My thoughts ahead of Fashion Month…
Everyone in fashion lives and breathes for Fashion Month.
For me, the thought of the bi-annual (more even if you count couture and men’s) spectacle could just as well be skipped, and we could go straight to working directly with designers on their new collections, pre-orders and pre-planning wardrobes ahead of Season. What makes my stomach turn and I wish we could skip are the parties, events and shows.
I remember my first ever London Fashion Week. I was working for a tiny boutique in Chelsea, and the eccentric owner passed on her invitation to a handful of runway shows to me. It was 2011, I had just moved to London from Munich a year prior, had since gone through a break-up and a complete career-path change away from music, and I had never felt cooler, more seen or more special. I wore a brown cocktail dress and Prada heels.
Since then attending fashion shows became more and more tiresome as I was asked to take content for businesses, in charge of capturing the vibe and good enough photographs for global clients to then purchase the looks shown moments prior, right off the runway - all from total nosebleed seats all the way in a back corner. Sweating, and running from show to show across town (no money for taxis).
I don’t want to sound ungrateful, I’ve had some absolutely amazing experiences that will stay with me forever- especially during couture weeks over the years, I’ve seen stunning collections, experienced fantastic front row seats and after show parties. (Where I hand one drink and then felt like passing out and watching Netflix in bed.)
The actuality is that I am not an influencer in the traditional sense- on Instagram or TikTok.
Yes, I influence my community and my clients, and sales and pre-orders I place with brands post fashion week are extensive, to the point where brands may send me gifts and invite me to private re-sees and send me virtual documents ahead of anyone else so I can secure the best pieces for my treasured client base, but I am not an Insta-girl, and so I am often (mostly) not invited to the runway show, the dinners or the parties. Basically the glamour and the stuff people go into fashion for.
And here is my dilemma; I don’t actually want to leave the comfort of my house, and am a true introvert at heart, but still feel a sense of worthlessness when a brand I have worked with for years and that considers me a VVIP client, does not invite me to their launch or dinner - instead (as I sit on my sofa in my pyjama) I see instagram filled with girls in fancy dresses ‘influencing’.

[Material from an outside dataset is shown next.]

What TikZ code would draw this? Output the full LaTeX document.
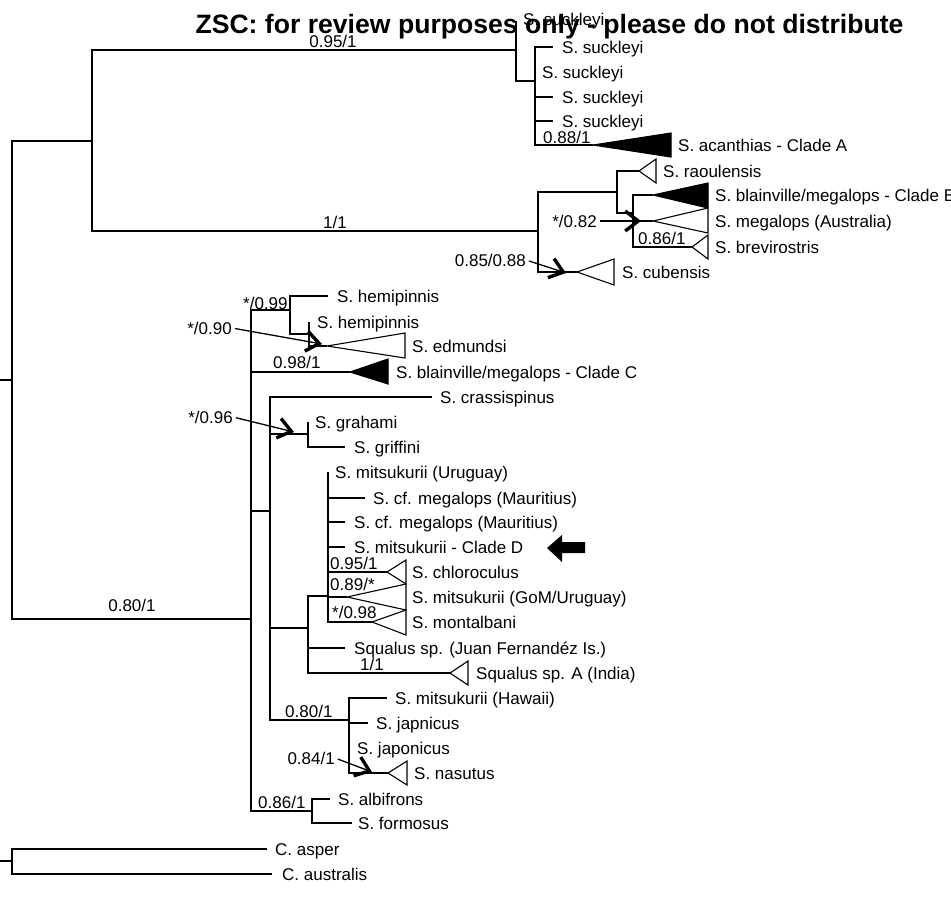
\documentclass[tikz,border=0pt]{standalone}
\usepackage{fontspec}
\setmainfont{Liberation Sans}
\usetikzlibrary{arrows.meta}
\begin{document}
\begin{tikzpicture}[x=1pt,y=-1pt,
  br/.style={line width=1.2pt},
  tri/.style={line width=1.1pt, line join=miter},
  ftri/.style={line width=1.1pt, fill=black},
  lab/.style={inner sep=0pt, text height=12.2pt, text depth=0pt, font=\fontsize{17}{20}\selectfont},
  leaf/.style={lab, anchor=west},
  ann/.style={line width=1.3pt, shorten <=3pt, -{Straight Barb[length=13pt,width=20pt,line width=3.4pt]}}]
\useasboundingbox (0,0) rectangle (951,900);
% ---- coordinates of tree nodes and tips
\coordinate (r1) at (12,380); \coordinate (r1s) at (0,380);
\coordinate (n92) at (92,141);
\coordinate (n516) at (516,50);
\coordinate (t0) at (516,21);
\coordinate (n535) at (535,81);
\coordinate (t1) at (553,47);
\coordinate (t2) at (535,72);
\coordinate (t3) at (553,97);
\coordinate (t4) at (553,121);
\coordinate (a5) at (593,145);
\coordinate (n538) at (538,231);
\coordinate (n617) at (617,192);
\coordinate (a6) at (639,171);
\coordinate (n633) at (633,213);
\coordinate (a7) at (653,195);
\coordinate (a8) at (653,221);
\coordinate (a9) at (692,247);
\coordinate (a10) at (577,272);
\coordinate (n251) at (251,619);
\coordinate (n290) at (290,310);
\coordinate (t11) at (328,296);
\coordinate (n309) at (309,334);
\coordinate (t12) at (309,322);
\coordinate (a13) at (327,346);
\coordinate (a14) at (350,372);
\coordinate (n270) at (270,511);
\coordinate (t15) at (432,397);
\coordinate (n308g) at (308,434);
\coordinate (t16) at (308,422);
\coordinate (t17) at (345,447);
\coordinate (n308m) at (308,628);
\coordinate (n328) at (328,596);
\coordinate (t18) at (328,472);
\coordinate (t19) at (365,498);
\coordinate (t20) at (345,522);
\coordinate (t21) at (345,547);
\coordinate (a22) at (387,572);
\coordinate (a23) at (347,597);
\coordinate (a24) at (372,622);
\coordinate (t25) at (345,648);
\coordinate (a26) at (450,673);
\coordinate (n349) at (349,720);
\coordinate (t27) at (387,698);
\coordinate (t28) at (368,723);
\coordinate (t29) at (349,748);
\coordinate (a30) at (388,773);
\coordinate (n312) at (312,811);
\coordinate (t31) at (330,799);
\coordinate (t32) at (352,823);
\coordinate (r2) at (12,861); \coordinate (r2s) at (0,861);
\coordinate (t33) at (267,849);
\coordinate (t34) at (272,874);
% ---- branches
\draw[br] (r1s) -- (r1);
\foreach \c in {n92,n251} \draw[br] (r1) |- (\c);
\foreach \c in {n516,n538} \draw[br] (n92) |- (\c);
\foreach \c in {t0,n535} \draw[br] (n516) |- (\c);
\foreach \c in {t1,t2,t3,t4,a5} \draw[br] (n535) |- (\c);
\foreach \c in {n617,a10} \draw[br] (n538) |- (\c);
\foreach \c in {a6,n633} \draw[br] (n617) |- (\c);
\foreach \c in {a7,a8,a9} \draw[br] (n633) |- (\c);
\foreach \c in {n290,a14,n270,n312} \draw[br] (n251) |- (\c);
\foreach \c in {t11,n309} \draw[br] (n290) |- (\c);
\foreach \c in {t12,a13} \draw[br] (n309) |- (\c);
\foreach \c in {t15,n308g,n308m,n349} \draw[br] (n270) |- (\c);
\foreach \c in {t16,t17} \draw[br] (n308g) |- (\c);
\foreach \c in {n328,t25,a26} \draw[br] (n308m) |- (\c);
\foreach \c in {t18,t19,t20,t21,a22,a23,a24} \draw[br] (n328) |- (\c);
\foreach \c in {t27,t28,t29,a30} \draw[br] (n349) |- (\c);
\foreach \c in {t31,t32} \draw[br] (n312) |- (\c);
\draw[br] (r2s) -- (r2);
\foreach \c in {t33,t34} \draw[br] (r2) |- (\c);
% ---- collapsed clades
\filldraw[ftri] (a5) -- ++(78,-12) -- ++(0,24) -- cycle;
\draw[tri] (a6) -- ++(17,-12) -- ++(0,24) -- cycle;
\filldraw[ftri] (a7) -- ++(55,-12) -- ++(0,25) -- cycle;
\draw[tri] (a8) -- ++(55,-13) -- ++(0,25) -- cycle;
\draw[tri] (a9) -- ++(16,-12) -- ++(0,24) -- cycle;
\draw[tri] (a10) -- ++(37,-13) -- ++(0,26) -- cycle;
\draw[tri] (a13) -- ++(78,-13) -- ++(0,25) -- cycle;
\filldraw[ftri] (a14) -- ++(38,-13) -- ++(0,25) -- cycle;
\draw[tri] (a22) -- ++(19,-12) -- ++(0,24) -- cycle;
\draw[tri] (a23) -- ++(59,-13) -- ++(0,26) -- cycle;
\draw[tri] (a24) -- ++(34,-12) -- ++(0,25) -- cycle;
\draw[tri] (a26) -- ++(18,-12) -- ++(0,24) -- cycle;
\draw[tri] (a30) -- ++(19,-12) -- ++(0,24) -- cycle;
% ---- leaf labels
\node[leaf] (L0) at (523,19) {S. suckleyi};
\node[leaf] (L1) at (562,47) {S. suckleyi};
\node[leaf] (L2) at (542,72) {S. suckleyi};
\node[leaf] (L3) at (562,97) {S. suckleyi};
\node[leaf] (L4) at (562,121) {S. suckleyi};
\node[leaf] (L5) at (678,145) {S. acanthias - Clade A};
\node[leaf] (L6) at (663,171) {S. raoulensis};
\node[leaf] (L7) at (715,195) {S. blainville/megalops - Clade B};
\node[leaf] (L8) at (715,221) {S. megalops (Australia)};
\node[leaf] (L9) at (715,247) {S. brevirostris};
\node[leaf] (L10) at (622,272) {S. cubensis};
\node[leaf] (L11) at (337,296) {S. hemipinnis};
\node[leaf] (L12) at (317,322) {S. hemipinnis};
\node[leaf] (L13) at (412,346) {S. edmundsi};
\node[leaf] (L14) at (396,372) {S. blainville/megalops - Clade C};
\node[leaf] (L15) at (440,397) {S. crassispinus};
\node[leaf] (L16) at (315,422) {S. grahami};
\node[leaf] (L17) at (354,447) {S. griffini};
\node[leaf] (L18) at (335,472) {S. mitsukurii (Uruguay)};
\node[leaf] (L19) at (373,498) {S. cf. megalops (Mauritius)};
\node[leaf] (L20) at (354,522) {S. cf. megalops (Mauritius)};
\node[leaf] (L21) at (354,547) {S. mitsukurii - Clade D};
\node[leaf] (L22) at (412,572) {S. chloroculus};
\node[leaf] (L23) at (412,597) {S. mitsukurii (GoM/Uruguay)};
\node[leaf] (L24) at (412,622) {S. montalbani};
\node[leaf] (L25) at (354,648) {Squalus sp. (Juan Fernandéz Is.)};
\node[leaf] (L26) at (476,673) {Squalus sp. A (India)};
\node[leaf] (L27) at (395,698) {S. mitsukurii (Hawaii)};
\node[leaf] (L28) at (376,723) {S. japnicus};
\node[leaf] (L29) at (357,748) {S. japonicus};
\node[leaf] (L30) at (414,773) {S. nasutus};
\node[leaf] (L31) at (338,799) {S. albifrons};
\node[leaf] (L32) at (358,823) {S. formosus};
\node[leaf] (L33) at (275,849) {C. asper};
\node[leaf] (L34) at (282,874) {C. australis};
% ---- support values
\node[lab] (s1) at (333,41) {0.95/1};
\node[lab] (s2) at (335,222) {1/1};
\node[lab,anchor=west] (s3) at (543,137) {0.88/1};
\node[lab,anchor=west] (s4) at (638,238) {0.86/1};
\node[lab,anchor=east] (s5) at (597,221) {*/0.82};
\node[lab,anchor=east] (s6) at (526,260) {0.85/0.88};
\node[lab,anchor=west] (s7) at (243,303) {*/0.99};
\node[lab,anchor=east] (s8) at (232,328) {*/0.90};
\node[lab,anchor=west] (s9) at (273,362) {0.98/1};
\node[lab,anchor=east] (s10) at (233,417) {*/0.96};
\node[lab,anchor=west] (s11) at (330,563) {0.95/1};
\node[lab,anchor=west] (s12) at (330,584) {0.89/*};
\node[lab,anchor=west] (s13) at (332,612) {*/0.98};
\node[lab,anchor=west] (s14) at (360,664) {1/1};
\node[lab,anchor=west] (s15) at (285,711) {0.80/1};
\node[lab,anchor=east] (s16) at (335,758) {0.84/1};
\node[lab,anchor=west] (s17) at (258,802) {0.86/1};
\node[lab] (s18) at (132,605) {0.80/1};
% ---- annotation arrows
\coordinate (p5) at (641,221);
\coordinate (p6) at (566,273);
\coordinate (p8) at (322,344);
\coordinate (p10) at (294,432);
\coordinate (p16) at (372,772);
\draw[ann] (s5.east) -- (p5);
\draw[ann] (s6.east) -- (p6);
\draw[ann] (s8.east) -- (p8);
\draw[ann] (s10.east) -- (p10);
\draw[ann] (s16.east) -- (p16);
% ---- big pointer arrow
\fill (547,548) -- (562,535) -- (562,542) -- (585,542) -- (585,553) -- (562,553) -- (562,562) -- cycle;
% ---- title
\node[anchor=base, inner sep=0pt, font=\bfseries\fontsize{26.6}{30}\selectfont] (title) at (549.5,33) {ZSC: for review purposes only - please do not distribute};
\end{tikzpicture}
\end{document}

Is it me? My personality? My face? My wardrobe?
I feel that although my personal instagram is private and my business social accounts are mostly unused and just token, I should at least have the option to live the glamorous life that comes with the industry we are in.
And in turn my mind then wonders; if I start attending shows and dinners, will my social accounts magically blow up? Or does ultimately no one care whether I’m out or in?
Do I even have a right to feel that twinge in my stomach when I see a brand that I have just purchased an entire collection from, host a cocktail party and choose an influencer to market and attend with all of her friends? Do the brands and business even know that I would (sometimes) love to attend myself? That if given the chance I would host like no one has hosted before (perhaps?)
So as we move into yet another Fashion Month, do I stay away completely and ignore the extravaganza that each city designs, until the time comes to place pre-orders with brands directly, which is when I emerge from the ashes like a phoenix and use Vogue Runway and digital shots to pick and choose and pre-pay?
Or is this Season the time for me to come out of my shell?